From the entries below, count every line that contains the word "this". Please give the number and nothing else.
>> Start Provided material
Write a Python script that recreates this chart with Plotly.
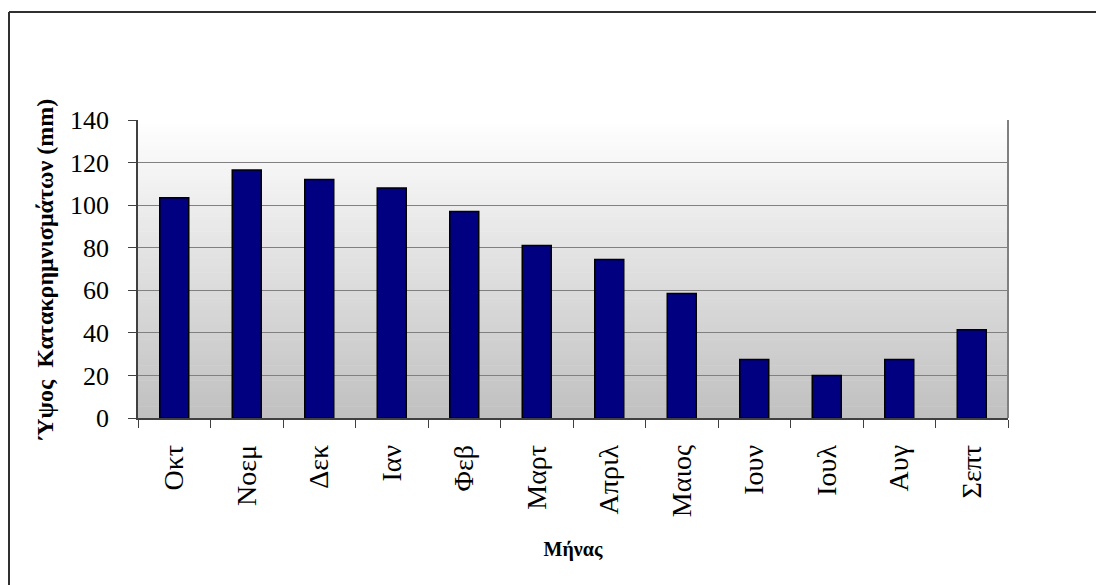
import plotly.graph_objects as go

months = ["Οκτ", "Νοεμ", "Δεκ", "Ιαν", "Φεβ", "Μαρτ", "Απριλ", "Μαιος", "Ιουν", "Ιουλ", "Αυγ", "Σεπτ"]
rain_mm = [103.5, 116.5, 112, 108, 97, 81, 74.5, 58.5, 27.5, 20, 27.5, 41.5]
y_ticks = [0, 20, 40, 60, 80, 100, 120, 140]

fig = go.Figure()
fig.add_trace(go.Bar(
    x=months, y=rain_mm,
    marker=dict(color="#000080", line=dict(color="#000000", width=1.5)),
))

shapes = []
n = 80
for i in range(n):
    v = int(round(255 - (255 - 192) * (1 - (i + 0.5) / n)))
    c = f"rgb({v},{v},{v})"
    shapes.append(dict(type="rect", xref="x domain", yref="y domain",
                       x0=0, x1=1, y0=i / n, y1=(i + 1) / n + 0.002,
                       fillcolor=c, line=dict(width=0), layer="below"))
# right edge of plot area
shapes.append(dict(type="line", xref="x domain", yref="y domain", x0=1, x1=1, y0=0, y1=1,
                   line=dict(color="#808080", width=2), layer="above"))
# chart border (top and left edges visible)
shapes.append(dict(type="line", xref="paper", yref="paper",
                   x0=(1 - 130) / 870, x1=2.0, y0=(410 - 4) / 298, y1=(410 - 4) / 298,
                   line=dict(color="#303030", width=2), layer="above"))
shapes.append(dict(type="line", xref="paper", yref="paper",
                   x0=(1 - 130) / 870, x1=(1 - 130) / 870, y0=-2.0, y1=(410 - 4) / 298,
                   line=dict(color="#303030", width=2), layer="above"))

fig.update_layout(
    width=1104, height=585,
    margin=dict(l=130, r=104, t=112, b=175),
    paper_bgcolor="white",
    plot_bgcolor="rgba(0,0,0,0)",
    showlegend=False,
    bargap=0.6,
    shapes=shapes,
    font=dict(family="Liberation Serif", color="black"),
    xaxis=dict(
        type="category",
        tickangle=-90,
        tickfont=dict(size=28, family="Liberation Serif"),
        ticks="outside", ticklen=8, tickcolor="#404040", tickson="boundaries",
        ticklabelstandoff=14,
        showline=True, linecolor="#404040", linewidth=1.5,
        showgrid=False,
        title=dict(text="<b>Μήνας</b>", font=dict(size=20, family="Liberation Serif"), standoff=26),
    ),
    yaxis=dict(
        range=[0, 140], tickvals=y_ticks,
        tickfont=dict(size=26, family="Liberation Serif"),
        ticks="outside", ticklen=8, tickcolor="#404040",
        ticklabelstandoff=14,
        showline=True, linecolor="#404040", linewidth=1.5,
        showgrid=True, gridcolor="#808080", gridwidth=1,
        zeroline=False,
        title=dict(text="<b>Ύψος  Κατακρημνισμάτων (mm)</b>", font=dict(size=24, family="Liberation Serif"), standoff=10),
    ),
)

fig.write_html("out.html")
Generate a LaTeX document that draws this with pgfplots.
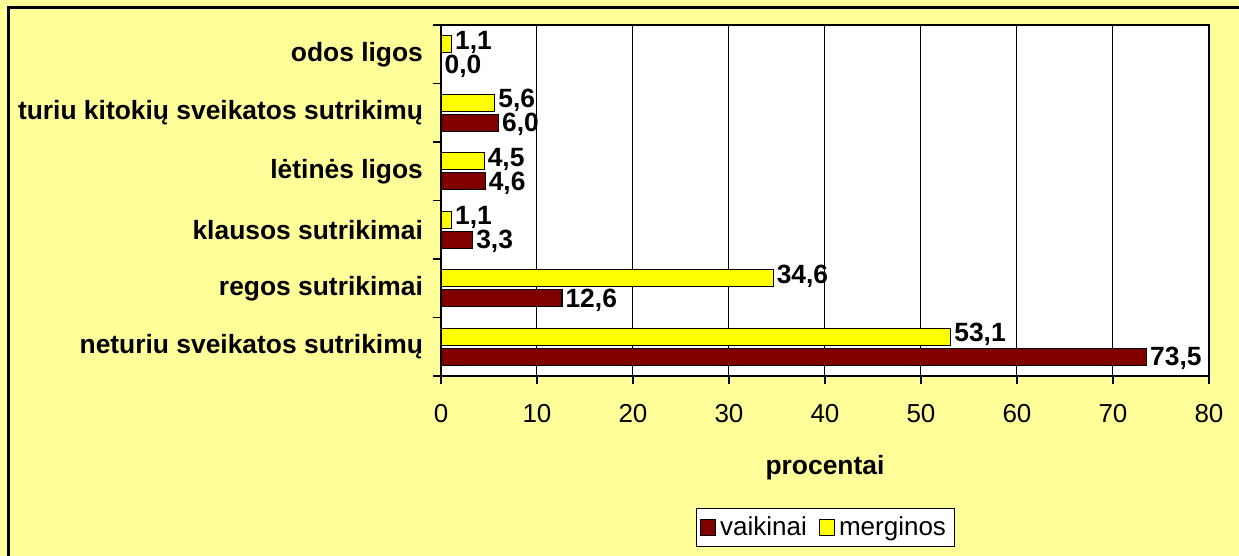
\documentclass[border=0pt]{standalone}
\usepackage{fontspec}
\setmainfont{Liberation Sans}
\usepackage{pgfplots}
\pgfplotsset{compat=1.18}

\definecolor{bgyellow}{HTML}{FFFF99}
\definecolor{boys}{HTML}{800000}
\definecolor{girls}{HTML}{FFFF00}

\begin{document}
\begin{tikzpicture}
\useasboundingbox (0,0) rectangle (619.5pt,278pt);
\fill[bgyellow] (0,0) rectangle (619.5pt,278pt);
\draw[line width=1.5pt] (4pt,0) -- (4pt,274pt) -- (619.5pt,274pt);
\begin{axis}[
    at={(220.5pt,90pt)}, anchor=south west,
    scale only axis,
    width=384pt, height=175.5pt,
    xbar, bar width=8.5pt,
    xmin=0, xmax=80,
    ymin=0.5, ymax=6.5,
    axis background/.style={fill=white},
    axis line style={line width=0.6pt},
    xtick={0,10,...,80},
    xtick pos=bottom, ytick pos=left,
    xmajorgrids,
    major grid style={black, line width=0.5pt},
    tick align=outside,
    major tick length=4pt,
    tick style={black, line width=0.6pt},
    ytick={0.5,1.5,...,6.5},
    yticklabels={},
    extra y ticks={1,...,6},
    extra y tick labels={neturiu sveikatos sutrikimų, regos sutrikimai, klausos sutrikimai, lėtinės ligos, turiu kitokių sveikatos sutrikimų, odos ligos},
    extra y tick style={major tick length=0pt,
        yticklabel style={font=\fontsize{13.2}{15}\selectfont\bfseries, xshift=-5.5pt}},
    xticklabel style={font=\fontsize{13}{15}\selectfont, yshift=-6.5pt},
    /pgf/number format/assume math mode=true,
    xlabel={procentai},
    xlabel style={font=\fontsize{13.2}{15}\selectfont\bfseries, yshift=-9.5pt},
    nodes near coords,
    nodes near coords align={horizontal},
    every node near coord/.append style={font=\fontsize{13.2}{15}\selectfont\bfseries, black,
        inner xsep=1.5pt, inner ysep=0pt,
        /pgf/number format/fixed, /pgf/number format/fixed zerofill,
        /pgf/number format/precision=1, /pgf/number format/use comma,
        /pgf/number format/assume math mode=true},
    legend columns=2,
    legend style={at={(0.5,-0.4316)}, anchor=center, draw=black, fill=white,
        font=\fontsize{13}{15}\selectfont, inner sep=2pt,
        /tikz/every even column/.append style={column sep=4pt}},
    legend image code/.code={\draw[#1, draw=black, line width=0.6pt] (0pt,-4pt) rectangle (7.5pt,4pt);},
]
\addplot[fill=boys, draw=black, line width=0.6pt, bar shift=-5pt,
    every node near coord/.append style={yshift=-1pt}] coordinates {
    (73.5,1) (12.6,2) (3.3,3) (4.6,4) (6.0,5) (0.0,6)
};
\addplot[fill=girls, draw=black, line width=0.6pt, bar shift=5pt,
    every node near coord/.append style={yshift=1pt}] coordinates {
    (53.1,1) (34.6,2) (1.1,3) (4.5,4) (5.6,5) (1.1,6)
};
\legend{vaikinai, merginos}
\end{axis}
\end{tikzpicture}
\end{document}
>> End Provided material
Result below: 2